__Work instructions__. Transcribe the whole listing without a single picture.

__Dataset excerpt__.
· · · · · · ·
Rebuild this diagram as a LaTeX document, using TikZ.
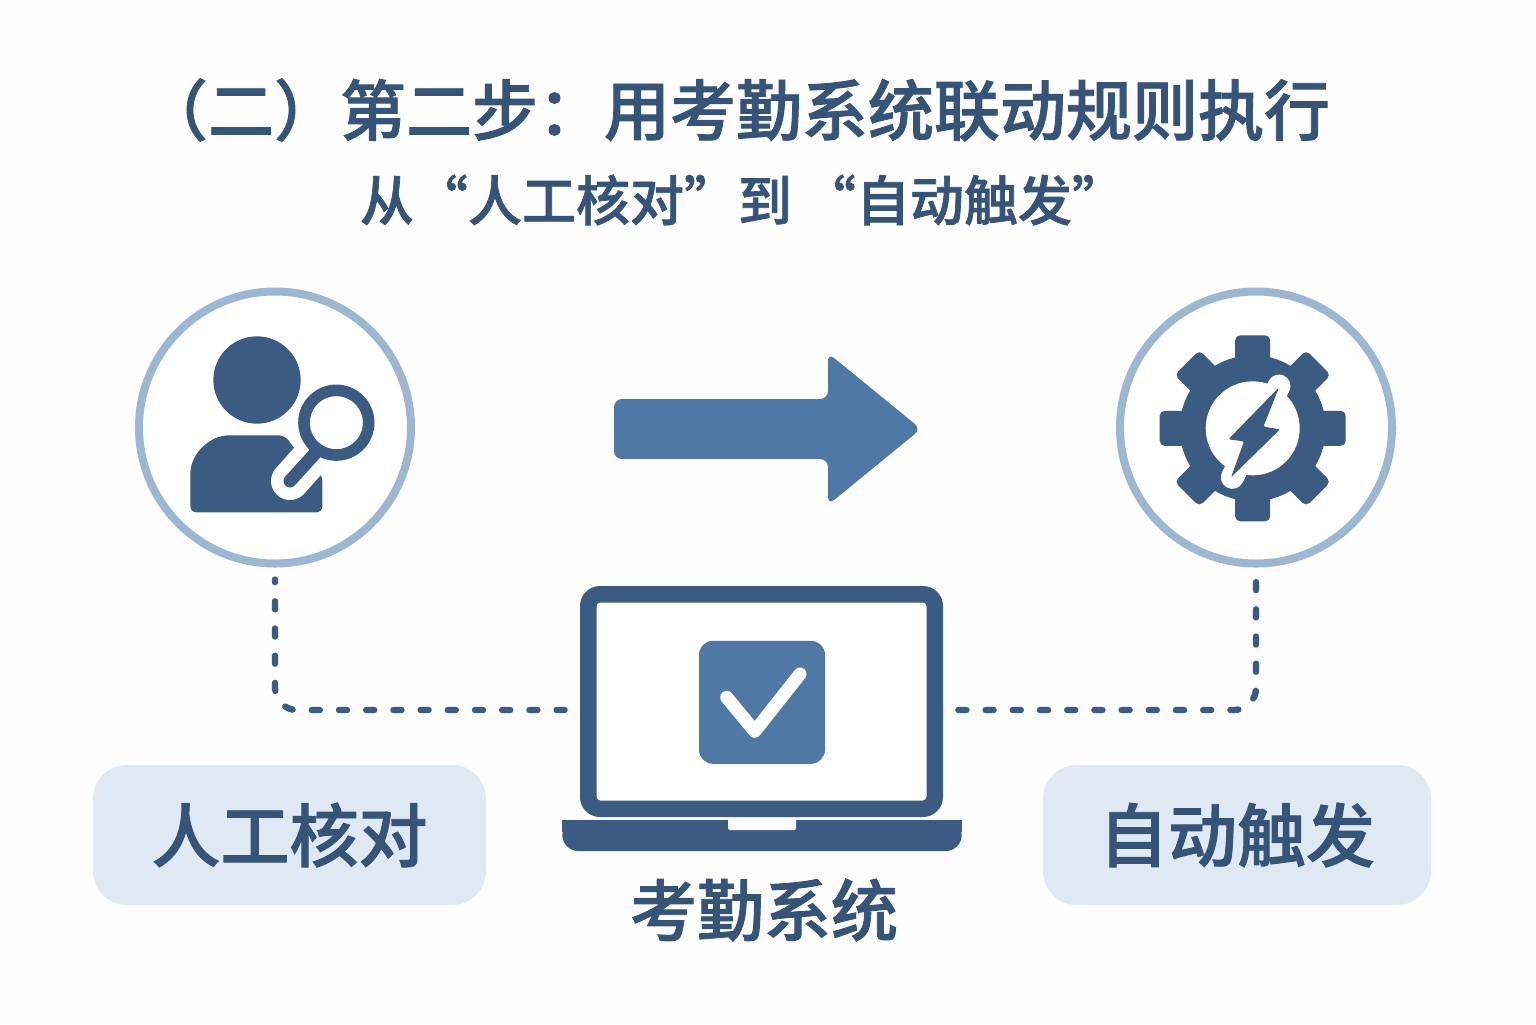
\documentclass[tikz,border=0pt]{standalone}
\usepackage{fontspec}
\setmainfont{Noto Sans CJK SC Medium}[FakeBold=1.3]
\usetikzlibrary{calc}
\definecolor{dark}{HTML}{3B5B82}
\definecolor{inkc}{HTML}{365478}
\definecolor{mid}{HTML}{4F78A5}
\definecolor{ring}{HTML}{9DB7D3}
\definecolor{pale}{HTML}{DFE9F3}
\definecolor{paper}{HTML}{FDFDFD}
\tikzset{
  ringnode/.style={circle,draw=ring,line width=4pt,minimum size=136pt,fill=white,inner sep=0pt},
  labelbox/.style={fill=pale,rounded corners=17pt,minimum height=70pt,inner sep=0pt,text=inkc,font=\fontsize{34.5pt}{40pt}\selectfont},
  conn/.style={draw=dark,line width=3.2pt,line cap=round,dash pattern=on 4pt off 9.6pt,rounded corners=11pt},
  titletext/.style={text=inkc,inner sep=0pt},
  zoomA/.style={shift={(120,280)},x=0.16667pt,y=-0.16667pt},
  zoomB/.style={shift={(1100,280)},x=0.16667pt,y=-0.16667pt}
}
\begin{document}
\begin{tikzpicture}[x=0.5pt,y=-0.5pt]
\useasboundingbox (0,0) rectangle (1536,1024);
\fill[paper] (0,0) rectangle (1536,1024);
% titles
\node[titletext,font=\fontsize{33pt}{38pt}\selectfont] (title) at (736,110) {（二）第二步：用考勤系统联动规则执行};
\node[titletext,font=\fontsize{27pt}{32pt}\selectfont] (subtitle) at (743,200) {从“人工核对”到\hspace{5pt}“自动触发”};
% circles
\node[ringnode] (cl) at (275,427.5) {};
\node[ringnode] (cr) at (1256,427.5) {};
% person icon
\begin{scope}[zoomA]
  \fill[dark] (411,300) circle[radius=131];
  \fill[dark,rounded corners=3pt] (211,697) -- (211,600) .. controls (211,520) and (270,466) .. (345,466) -- (495,466) -- (522,505) -- (607,585) -- (607,697) -- cycle;
  \draw[paper,line width=19pt,line cap=round] (510,603) -- (575,530);
  \draw[dark,line width=6.5pt,line cap=round] (510,603) -- (590,515);
  \draw[dark,fill=white,line width=5.8pt] (649,428) circle[radius=97];
\end{scope}
% gear icon
\begin{scope}[shift={(1252.7,428.3)}]
  \fill[dark] (0,0) circle[radius=73];
  \foreach \a in {0,45,...,315}
    \fill[dark,rotate=\a,rounded corners=2.5pt] (60,-17.5) rectangle (93,17.5);
  \fill[white] (0,0) circle[radius=47];
\end{scope}
\begin{scope}[zoomB]
  \draw[white,line width=11.5pt,line cap=round] (397,592) -- (537,318);
  \fill[dark,rounded corners=1pt] (537,322) -- (385,478) -- (432,484) -- (393,592) -- (540,448) -- (490,440) -- cycle;
\end{scope}
% arrow
\fill[mid,rounded corners=4pt] (614,399) -- (828,399) -- (828,353) -- (921,429) -- (828,505) -- (828,459) -- (614,459) -- cycle;
% laptop
\node[fill=dark,rounded corners=10pt,minimum width=181.5pt,minimum height=115.5pt,inner sep=0pt] (lap) at (761.5,701.5) {};
\node[fill=white,rounded corners=2pt,minimum width=165pt,minimum height=99pt,inner sep=0pt] (screen) at (lap) {};
\fill[dark,rounded corners=8pt] (562.3,820) -- (562.3,851) -- (961.7,851) -- (961.7,820) -- cycle;
\fill[dark] (562.3,820) rectangle (961.7,832);
\fill[white,rounded corners=1pt] (728,818) -- (728,830) -- (796,830) -- (796,818) -- cycle;
\node[fill=mid,rounded corners=7pt,minimum width=63pt,minimum height=61.5pt,inner sep=0pt] (check) at (762,702.3) {};
\draw[white,line width=6.5pt,line cap=round,line join=round] (726.7,697.3) -- (754.7,731.3) -- (800,674);
% connectors
\draw[conn] ([xshift=-7.5pt,yshift=-4.25pt]lap.west) -| ([yshift=-6pt]cl.south);
\draw[conn] ([xshift=7.5pt,yshift=-4.25pt]lap.east) -| ([yshift=-6pt]cr.south);
% labels
\node[labelbox,minimum width=196.5pt] (lbl) at (289.5,835) {\raisebox{-1pt}{人工核对}};
\node[labelbox,minimum width=194pt] (lbr) at (1237,835) {\raisebox{-1pt}{自动触发}};
\node[titletext,font=\fontsize{33.5pt}{40pt}\selectfont] (lbm) at (764,910) {考勤系统};
\end{tikzpicture}
\end{document}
· · · · · · ·
__Answer to this task__.
Rebuild this diagram as a LaTeX document, using TikZ.
\documentclass[tikz,border=0pt]{standalone}
\usepackage{fontspec}
\setmainfont{Noto Sans CJK SC Medium}[FakeBold=1.3]
\usetikzlibrary{calc}
\definecolor{dark}{HTML}{3B5B82}
\definecolor{inkc}{HTML}{365478}
\definecolor{mid}{HTML}{4F78A5}
\definecolor{ring}{HTML}{9DB7D3}
\definecolor{pale}{HTML}{DFE9F3}
\definecolor{paper}{HTML}{FDFDFD}
\tikzset{
  ringnode/.style={circle,draw=ring,line width=4pt,minimum size=136pt,fill=white,inner sep=0pt},
  labelbox/.style={fill=pale,rounded corners=17pt,minimum height=70pt,inner sep=0pt,text=inkc,font=\fontsize{34.5pt}{40pt}\selectfont},
  conn/.style={draw=dark,line width=3.2pt,line cap=round,dash pattern=on 4pt off 9.6pt,rounded corners=11pt},
  titletext/.style={text=inkc,inner sep=0pt},
  zoomA/.style={shift={(120,280)},x=0.16667pt,y=-0.16667pt},
  zoomB/.style={shift={(1100,280)},x=0.16667pt,y=-0.16667pt}
}
\begin{document}
\begin{tikzpicture}[x=0.5pt,y=-0.5pt]
\useasboundingbox (0,0) rectangle (1536,1024);
\fill[paper] (0,0) rectangle (1536,1024);
% titles
\node[titletext,font=\fontsize{33pt}{38pt}\selectfont] (title) at (736,110) {（二）第二步：用考勤系统联动规则执行};
\node[titletext,font=\fontsize{27pt}{32pt}\selectfont] (subtitle) at (743,200) {从“人工核对”到\hspace{5pt}“自动触发”};
% circles
\node[ringnode] (cl) at (275,427.5) {};
\node[ringnode] (cr) at (1256,427.5) {};
% person icon
\begin{scope}[zoomA]
  \fill[dark] (411,300) circle[radius=131];
  \fill[dark,rounded corners=3pt] (211,697) -- (211,600) .. controls (211,520) and (270,466) .. (345,466) -- (495,466) -- (522,505) -- (607,585) -- (607,697) -- cycle;
  \draw[paper,line width=19pt,line cap=round] (510,603) -- (575,530);
  \draw[dark,line width=6.5pt,line cap=round] (510,603) -- (590,515);
  \draw[dark,fill=white,line width=5.8pt] (649,428) circle[radius=97];
\end{scope}
% gear icon
\begin{scope}[shift={(1252.7,428.3)}]
  \fill[dark] (0,0) circle[radius=73];
  \foreach \a in {0,45,...,315}
    \fill[dark,rotate=\a,rounded corners=2.5pt] (60,-17.5) rectangle (93,17.5);
  \fill[white] (0,0) circle[radius=47];
\end{scope}
\begin{scope}[zoomB]
  \draw[white,line width=11.5pt,line cap=round] (397,592) -- (537,318);
  \fill[dark,rounded corners=1pt] (537,322) -- (385,478) -- (432,484) -- (393,592) -- (540,448) -- (490,440) -- cycle;
\end{scope}
% arrow
\fill[mid,rounded corners=4pt] (614,399) -- (828,399) -- (828,353) -- (921,429) -- (828,505) -- (828,459) -- (614,459) -- cycle;
% laptop
\node[fill=dark,rounded corners=10pt,minimum width=181.5pt,minimum height=115.5pt,inner sep=0pt] (lap) at (761.5,701.5) {};
\node[fill=white,rounded corners=2pt,minimum width=165pt,minimum height=99pt,inner sep=0pt] (screen) at (lap) {};
\fill[dark,rounded corners=8pt] (562.3,820) -- (562.3,851) -- (961.7,851) -- (961.7,820) -- cycle;
\fill[dark] (562.3,820) rectangle (961.7,832);
\fill[white,rounded corners=1pt] (728,818) -- (728,830) -- (796,830) -- (796,818) -- cycle;
\node[fill=mid,rounded corners=7pt,minimum width=63pt,minimum height=61.5pt,inner sep=0pt] (check) at (762,702.3) {};
\draw[white,line width=6.5pt,line cap=round,line join=round] (726.7,697.3) -- (754.7,731.3) -- (800,674);
% connectors
\draw[conn] ([xshift=-7.5pt,yshift=-4.25pt]lap.west) -| ([yshift=-6pt]cl.south);
\draw[conn] ([xshift=7.5pt,yshift=-4.25pt]lap.east) -| ([yshift=-6pt]cr.south);
% labels
\node[labelbox,minimum width=196.5pt] (lbl) at (289.5,835) {\raisebox{-1pt}{人工核对}};
\node[labelbox,minimum width=194pt] (lbr) at (1237,835) {\raisebox{-1pt}{自动触发}};
\node[titletext,font=\fontsize{33.5pt}{40pt}\selectfont] (lbm) at (764,910) {考勤系统};
\end{tikzpicture}
\end{document}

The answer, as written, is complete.